%%

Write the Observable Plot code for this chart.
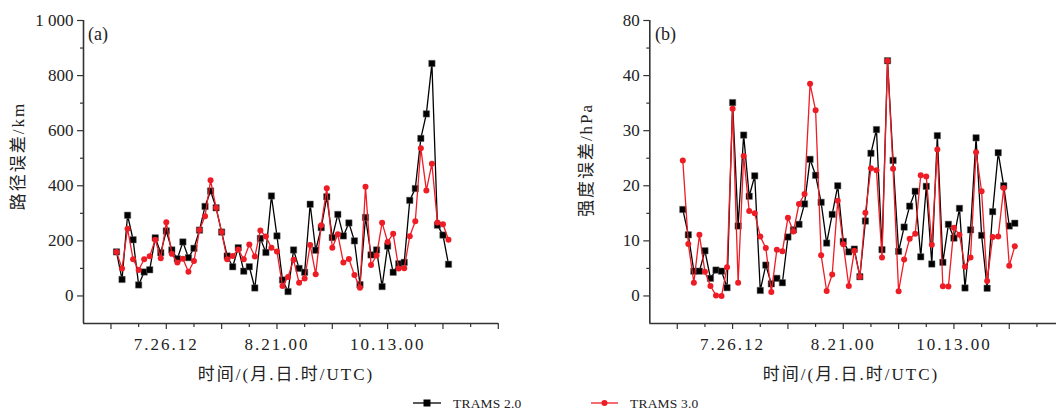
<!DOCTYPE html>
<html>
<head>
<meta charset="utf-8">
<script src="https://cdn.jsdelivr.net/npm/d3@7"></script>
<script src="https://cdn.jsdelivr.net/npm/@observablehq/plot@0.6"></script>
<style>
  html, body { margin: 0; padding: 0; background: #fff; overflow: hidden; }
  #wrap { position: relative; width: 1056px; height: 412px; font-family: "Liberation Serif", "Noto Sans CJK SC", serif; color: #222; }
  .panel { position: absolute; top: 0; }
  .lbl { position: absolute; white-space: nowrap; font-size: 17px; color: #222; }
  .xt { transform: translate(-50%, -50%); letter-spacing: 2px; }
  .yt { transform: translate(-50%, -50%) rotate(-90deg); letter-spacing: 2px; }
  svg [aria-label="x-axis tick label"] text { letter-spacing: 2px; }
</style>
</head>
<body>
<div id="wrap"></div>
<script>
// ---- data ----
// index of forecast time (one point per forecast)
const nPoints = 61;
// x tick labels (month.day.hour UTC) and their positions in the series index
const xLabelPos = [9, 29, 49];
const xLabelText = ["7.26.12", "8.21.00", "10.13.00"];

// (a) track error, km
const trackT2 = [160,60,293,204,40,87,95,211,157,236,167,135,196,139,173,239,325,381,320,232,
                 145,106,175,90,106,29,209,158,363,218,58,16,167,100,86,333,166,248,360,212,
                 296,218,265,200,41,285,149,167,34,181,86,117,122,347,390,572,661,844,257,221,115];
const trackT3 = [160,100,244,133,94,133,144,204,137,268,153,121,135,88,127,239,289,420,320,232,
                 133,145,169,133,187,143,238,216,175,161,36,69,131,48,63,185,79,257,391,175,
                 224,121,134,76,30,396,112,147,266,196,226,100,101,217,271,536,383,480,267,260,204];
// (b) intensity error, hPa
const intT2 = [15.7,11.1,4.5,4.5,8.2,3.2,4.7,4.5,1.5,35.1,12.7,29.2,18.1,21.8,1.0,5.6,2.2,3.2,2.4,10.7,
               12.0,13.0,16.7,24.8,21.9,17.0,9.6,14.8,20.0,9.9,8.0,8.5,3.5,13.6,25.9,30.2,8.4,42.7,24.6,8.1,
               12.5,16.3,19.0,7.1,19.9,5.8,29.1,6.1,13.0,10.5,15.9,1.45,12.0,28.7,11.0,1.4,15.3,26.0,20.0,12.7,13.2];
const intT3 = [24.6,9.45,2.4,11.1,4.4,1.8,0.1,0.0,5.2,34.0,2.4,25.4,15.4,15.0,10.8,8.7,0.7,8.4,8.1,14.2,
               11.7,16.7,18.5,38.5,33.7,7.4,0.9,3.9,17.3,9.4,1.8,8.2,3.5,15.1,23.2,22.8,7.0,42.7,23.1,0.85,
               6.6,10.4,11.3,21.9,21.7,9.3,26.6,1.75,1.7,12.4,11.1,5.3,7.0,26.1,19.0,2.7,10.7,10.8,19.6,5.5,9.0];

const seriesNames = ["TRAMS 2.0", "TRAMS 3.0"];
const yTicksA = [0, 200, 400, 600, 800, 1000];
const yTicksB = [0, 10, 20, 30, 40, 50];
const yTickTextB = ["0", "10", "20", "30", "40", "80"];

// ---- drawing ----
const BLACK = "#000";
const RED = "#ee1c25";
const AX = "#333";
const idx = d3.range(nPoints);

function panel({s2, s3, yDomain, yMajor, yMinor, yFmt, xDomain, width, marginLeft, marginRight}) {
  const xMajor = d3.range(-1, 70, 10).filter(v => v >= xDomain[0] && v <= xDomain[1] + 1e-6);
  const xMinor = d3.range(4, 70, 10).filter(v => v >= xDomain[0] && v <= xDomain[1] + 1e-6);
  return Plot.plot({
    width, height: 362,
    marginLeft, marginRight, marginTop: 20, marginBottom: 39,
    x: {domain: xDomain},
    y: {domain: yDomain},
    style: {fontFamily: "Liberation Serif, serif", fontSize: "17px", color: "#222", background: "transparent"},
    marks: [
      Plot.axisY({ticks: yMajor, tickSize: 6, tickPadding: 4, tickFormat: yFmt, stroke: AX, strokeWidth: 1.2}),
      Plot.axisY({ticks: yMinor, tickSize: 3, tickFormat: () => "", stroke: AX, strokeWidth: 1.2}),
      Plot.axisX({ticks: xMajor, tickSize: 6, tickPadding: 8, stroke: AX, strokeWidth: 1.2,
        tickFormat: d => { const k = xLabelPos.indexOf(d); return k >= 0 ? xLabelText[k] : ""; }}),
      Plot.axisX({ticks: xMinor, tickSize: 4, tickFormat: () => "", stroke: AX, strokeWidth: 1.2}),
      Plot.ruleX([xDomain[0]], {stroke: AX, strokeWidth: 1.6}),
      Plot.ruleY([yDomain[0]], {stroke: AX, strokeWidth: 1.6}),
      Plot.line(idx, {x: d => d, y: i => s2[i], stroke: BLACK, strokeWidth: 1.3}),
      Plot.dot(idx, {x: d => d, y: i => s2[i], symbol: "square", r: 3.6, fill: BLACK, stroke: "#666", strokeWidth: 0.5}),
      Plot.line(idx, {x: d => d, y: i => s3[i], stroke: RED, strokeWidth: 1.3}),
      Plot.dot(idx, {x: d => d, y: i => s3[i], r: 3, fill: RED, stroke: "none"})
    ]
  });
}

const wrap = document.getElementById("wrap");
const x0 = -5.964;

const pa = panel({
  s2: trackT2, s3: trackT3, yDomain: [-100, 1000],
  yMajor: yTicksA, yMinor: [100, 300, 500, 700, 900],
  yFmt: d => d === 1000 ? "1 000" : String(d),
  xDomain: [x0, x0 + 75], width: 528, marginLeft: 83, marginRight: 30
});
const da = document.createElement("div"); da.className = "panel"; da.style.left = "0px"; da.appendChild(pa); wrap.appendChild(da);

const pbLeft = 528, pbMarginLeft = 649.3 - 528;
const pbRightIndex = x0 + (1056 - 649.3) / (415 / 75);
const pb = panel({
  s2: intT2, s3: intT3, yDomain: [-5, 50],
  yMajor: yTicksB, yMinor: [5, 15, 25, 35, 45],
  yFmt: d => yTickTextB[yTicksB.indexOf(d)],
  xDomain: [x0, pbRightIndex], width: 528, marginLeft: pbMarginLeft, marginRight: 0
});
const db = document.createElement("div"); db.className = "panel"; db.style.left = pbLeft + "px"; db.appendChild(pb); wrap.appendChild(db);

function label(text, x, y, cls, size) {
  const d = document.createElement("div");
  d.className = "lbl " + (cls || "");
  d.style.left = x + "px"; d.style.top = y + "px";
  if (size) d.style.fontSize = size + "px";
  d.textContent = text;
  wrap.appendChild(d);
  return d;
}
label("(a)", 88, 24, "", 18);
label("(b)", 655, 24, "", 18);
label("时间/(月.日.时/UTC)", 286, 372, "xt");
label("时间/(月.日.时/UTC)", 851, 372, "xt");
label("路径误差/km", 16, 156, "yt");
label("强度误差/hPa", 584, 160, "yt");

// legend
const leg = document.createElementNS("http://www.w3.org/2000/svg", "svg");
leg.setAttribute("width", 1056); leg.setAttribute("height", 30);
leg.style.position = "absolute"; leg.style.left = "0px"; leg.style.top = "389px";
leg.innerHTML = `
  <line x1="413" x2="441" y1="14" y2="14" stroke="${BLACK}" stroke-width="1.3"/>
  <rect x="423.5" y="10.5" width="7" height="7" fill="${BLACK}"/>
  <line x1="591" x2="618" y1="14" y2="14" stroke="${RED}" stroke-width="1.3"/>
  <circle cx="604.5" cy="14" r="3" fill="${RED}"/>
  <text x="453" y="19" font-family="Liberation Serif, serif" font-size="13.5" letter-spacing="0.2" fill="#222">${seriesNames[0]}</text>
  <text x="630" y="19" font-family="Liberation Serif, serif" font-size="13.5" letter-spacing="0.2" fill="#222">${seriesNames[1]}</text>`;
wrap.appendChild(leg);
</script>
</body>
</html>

%%
%%

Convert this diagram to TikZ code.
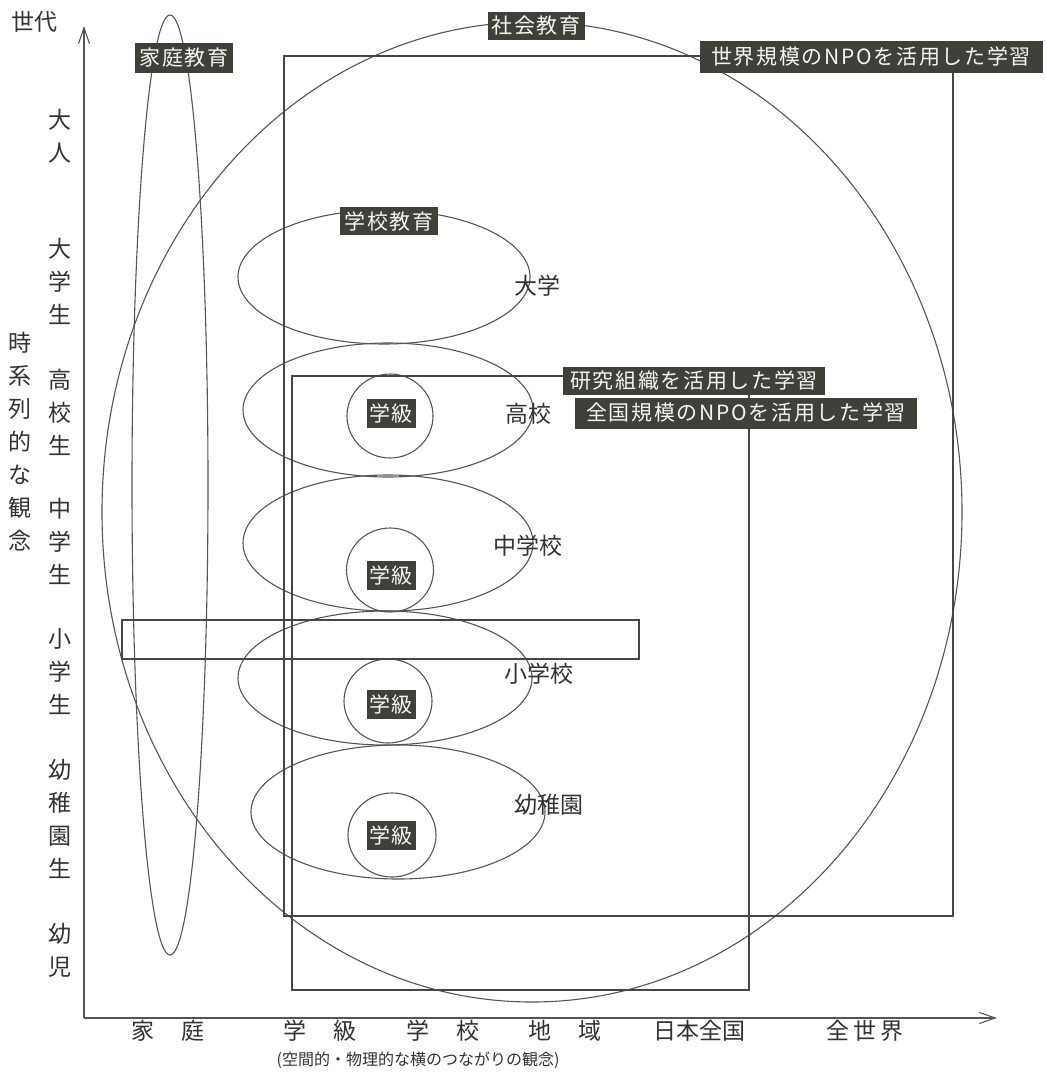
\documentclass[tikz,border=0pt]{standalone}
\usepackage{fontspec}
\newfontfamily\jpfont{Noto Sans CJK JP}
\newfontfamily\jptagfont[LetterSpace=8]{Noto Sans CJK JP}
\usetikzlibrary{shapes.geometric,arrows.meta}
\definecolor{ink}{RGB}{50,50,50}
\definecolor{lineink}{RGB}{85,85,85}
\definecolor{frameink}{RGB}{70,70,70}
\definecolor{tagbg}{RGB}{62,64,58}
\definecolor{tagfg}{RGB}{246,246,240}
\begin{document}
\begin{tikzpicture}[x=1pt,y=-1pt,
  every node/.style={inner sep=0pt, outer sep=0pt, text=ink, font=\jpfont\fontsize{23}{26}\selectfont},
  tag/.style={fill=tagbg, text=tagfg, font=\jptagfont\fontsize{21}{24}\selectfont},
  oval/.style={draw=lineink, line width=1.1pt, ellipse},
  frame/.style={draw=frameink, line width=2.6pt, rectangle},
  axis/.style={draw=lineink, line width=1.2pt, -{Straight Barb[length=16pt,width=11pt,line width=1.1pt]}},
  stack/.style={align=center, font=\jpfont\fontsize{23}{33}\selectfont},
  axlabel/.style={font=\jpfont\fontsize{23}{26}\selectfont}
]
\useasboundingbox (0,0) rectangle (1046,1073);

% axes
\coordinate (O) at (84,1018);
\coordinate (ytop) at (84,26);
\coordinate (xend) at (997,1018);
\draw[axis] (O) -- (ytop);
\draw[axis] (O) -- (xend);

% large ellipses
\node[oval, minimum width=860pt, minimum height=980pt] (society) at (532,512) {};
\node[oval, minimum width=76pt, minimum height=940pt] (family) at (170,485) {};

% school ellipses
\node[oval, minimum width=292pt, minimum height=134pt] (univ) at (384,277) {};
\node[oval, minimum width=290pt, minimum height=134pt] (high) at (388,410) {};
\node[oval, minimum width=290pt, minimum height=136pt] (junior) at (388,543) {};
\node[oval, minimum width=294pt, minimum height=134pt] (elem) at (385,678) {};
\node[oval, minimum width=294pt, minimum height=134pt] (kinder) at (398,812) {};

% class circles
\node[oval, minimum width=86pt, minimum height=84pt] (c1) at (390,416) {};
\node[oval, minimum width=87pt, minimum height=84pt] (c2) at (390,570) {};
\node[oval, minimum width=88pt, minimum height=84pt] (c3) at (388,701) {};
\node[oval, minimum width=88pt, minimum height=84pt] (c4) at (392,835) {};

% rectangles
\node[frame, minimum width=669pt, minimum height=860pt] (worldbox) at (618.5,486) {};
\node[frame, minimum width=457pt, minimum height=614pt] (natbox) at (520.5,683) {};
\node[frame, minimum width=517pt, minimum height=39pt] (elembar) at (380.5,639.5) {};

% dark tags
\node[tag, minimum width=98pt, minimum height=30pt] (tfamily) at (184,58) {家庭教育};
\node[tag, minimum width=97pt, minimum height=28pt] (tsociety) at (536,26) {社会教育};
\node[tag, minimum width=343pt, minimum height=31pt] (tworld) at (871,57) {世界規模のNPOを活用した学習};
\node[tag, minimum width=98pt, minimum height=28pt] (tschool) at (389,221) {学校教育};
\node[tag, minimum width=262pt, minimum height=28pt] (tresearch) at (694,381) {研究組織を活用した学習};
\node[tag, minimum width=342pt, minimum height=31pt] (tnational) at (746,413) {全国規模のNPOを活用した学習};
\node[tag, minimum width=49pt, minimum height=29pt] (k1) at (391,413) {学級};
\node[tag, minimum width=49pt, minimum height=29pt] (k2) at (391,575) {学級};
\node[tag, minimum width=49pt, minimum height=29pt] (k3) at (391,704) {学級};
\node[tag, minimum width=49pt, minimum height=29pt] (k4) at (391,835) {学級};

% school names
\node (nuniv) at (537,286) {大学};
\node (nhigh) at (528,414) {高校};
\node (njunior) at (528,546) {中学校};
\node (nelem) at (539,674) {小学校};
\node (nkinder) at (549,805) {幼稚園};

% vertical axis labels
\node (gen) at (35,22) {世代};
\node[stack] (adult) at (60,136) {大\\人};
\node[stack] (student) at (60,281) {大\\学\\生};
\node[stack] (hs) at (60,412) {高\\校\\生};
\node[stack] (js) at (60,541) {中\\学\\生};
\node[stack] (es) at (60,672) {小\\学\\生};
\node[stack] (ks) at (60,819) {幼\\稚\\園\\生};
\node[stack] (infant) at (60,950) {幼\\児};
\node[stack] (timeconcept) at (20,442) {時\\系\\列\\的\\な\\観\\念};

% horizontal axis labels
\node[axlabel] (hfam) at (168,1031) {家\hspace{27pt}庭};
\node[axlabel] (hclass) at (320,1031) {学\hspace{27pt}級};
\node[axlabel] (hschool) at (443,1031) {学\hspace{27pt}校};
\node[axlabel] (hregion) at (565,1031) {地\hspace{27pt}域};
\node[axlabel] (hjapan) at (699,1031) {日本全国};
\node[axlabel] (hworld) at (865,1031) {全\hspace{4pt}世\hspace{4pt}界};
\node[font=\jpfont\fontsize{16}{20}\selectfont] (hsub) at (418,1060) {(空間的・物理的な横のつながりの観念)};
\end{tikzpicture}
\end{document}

%%
%%

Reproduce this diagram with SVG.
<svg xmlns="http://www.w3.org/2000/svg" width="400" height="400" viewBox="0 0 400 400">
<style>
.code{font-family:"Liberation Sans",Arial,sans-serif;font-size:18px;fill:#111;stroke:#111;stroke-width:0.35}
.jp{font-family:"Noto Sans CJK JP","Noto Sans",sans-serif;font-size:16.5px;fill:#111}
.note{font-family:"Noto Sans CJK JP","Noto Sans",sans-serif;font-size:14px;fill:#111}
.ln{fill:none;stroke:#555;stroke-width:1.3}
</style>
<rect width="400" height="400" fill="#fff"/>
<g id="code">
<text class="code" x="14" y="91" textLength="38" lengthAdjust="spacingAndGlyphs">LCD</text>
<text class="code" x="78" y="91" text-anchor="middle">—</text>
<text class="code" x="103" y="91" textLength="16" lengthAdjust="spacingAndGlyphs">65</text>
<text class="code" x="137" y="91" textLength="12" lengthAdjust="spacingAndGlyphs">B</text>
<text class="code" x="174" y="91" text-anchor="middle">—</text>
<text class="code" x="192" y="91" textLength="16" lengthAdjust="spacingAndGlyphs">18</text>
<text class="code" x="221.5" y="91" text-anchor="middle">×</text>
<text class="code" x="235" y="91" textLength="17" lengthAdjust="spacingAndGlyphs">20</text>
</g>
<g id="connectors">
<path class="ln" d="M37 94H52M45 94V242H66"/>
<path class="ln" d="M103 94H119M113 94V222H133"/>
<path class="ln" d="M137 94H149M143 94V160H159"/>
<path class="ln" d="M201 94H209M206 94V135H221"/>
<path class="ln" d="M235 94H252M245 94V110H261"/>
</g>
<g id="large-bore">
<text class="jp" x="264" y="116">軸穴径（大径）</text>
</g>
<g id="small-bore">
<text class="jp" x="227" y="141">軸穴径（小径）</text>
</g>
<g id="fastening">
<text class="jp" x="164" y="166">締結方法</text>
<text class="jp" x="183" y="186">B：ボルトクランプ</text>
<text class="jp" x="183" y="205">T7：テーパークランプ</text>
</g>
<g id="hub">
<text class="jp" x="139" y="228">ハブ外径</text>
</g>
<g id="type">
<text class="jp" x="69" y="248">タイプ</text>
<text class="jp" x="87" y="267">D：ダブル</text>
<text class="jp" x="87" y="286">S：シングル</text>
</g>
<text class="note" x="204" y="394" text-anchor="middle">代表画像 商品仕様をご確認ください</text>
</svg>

%%

◆ Goal
Everything from the line that contains "Convert this diagram to TikZ code." down to the line that contains "minimum width=76pt, minimum" should be written out exactly, end lines too, minus the pictures.

◆ Solution to the problem
Convert this diagram to TikZ code.
\documentclass[tikz,border=0pt]{standalone}
\usepackage{fontspec}
\newfontfamily\jpfont{Noto Sans CJK JP}
\newfontfamily\jptagfont[LetterSpace=8]{Noto Sans CJK JP}
\usetikzlibrary{shapes.geometric,arrows.meta}
\definecolor{ink}{RGB}{50,50,50}
\definecolor{lineink}{RGB}{85,85,85}
\definecolor{frameink}{RGB}{70,70,70}
\definecolor{tagbg}{RGB}{62,64,58}
\definecolor{tagfg}{RGB}{246,246,240}
\begin{document}
\begin{tikzpicture}[x=1pt,y=-1pt,
  every node/.style={inner sep=0pt, outer sep=0pt, text=ink, font=\jpfont\fontsize{23}{26}\selectfont},
  tag/.style={fill=tagbg, text=tagfg, font=\jptagfont\fontsize{21}{24}\selectfont},
  oval/.style={draw=lineink, line width=1.1pt, ellipse},
  frame/.style={draw=frameink, line width=2.6pt, rectangle},
  axis/.style={draw=lineink, line width=1.2pt, -{Straight Barb[length=16pt,width=11pt,line width=1.1pt]}},
  stack/.style={align=center, font=\jpfont\fontsize{23}{33}\selectfont},
  axlabel/.style={font=\jpfont\fontsize{23}{26}\selectfont}
]
\useasboundingbox (0,0) rectangle (1046,1073);

% axes
\coordinate (O) at (84,1018);
\coordinate (ytop) at (84,26);
\coordinate (xend) at (997,1018);
\draw[axis] (O) -- (ytop);
\draw[axis] (O) -- (xend);

% large ellipses
\node[oval, minimum width=860pt, minimum height=980pt] (society) at (532,512) {};
\node[oval, minimum width=76pt, minimum height=940pt] (family) at (170,485) {};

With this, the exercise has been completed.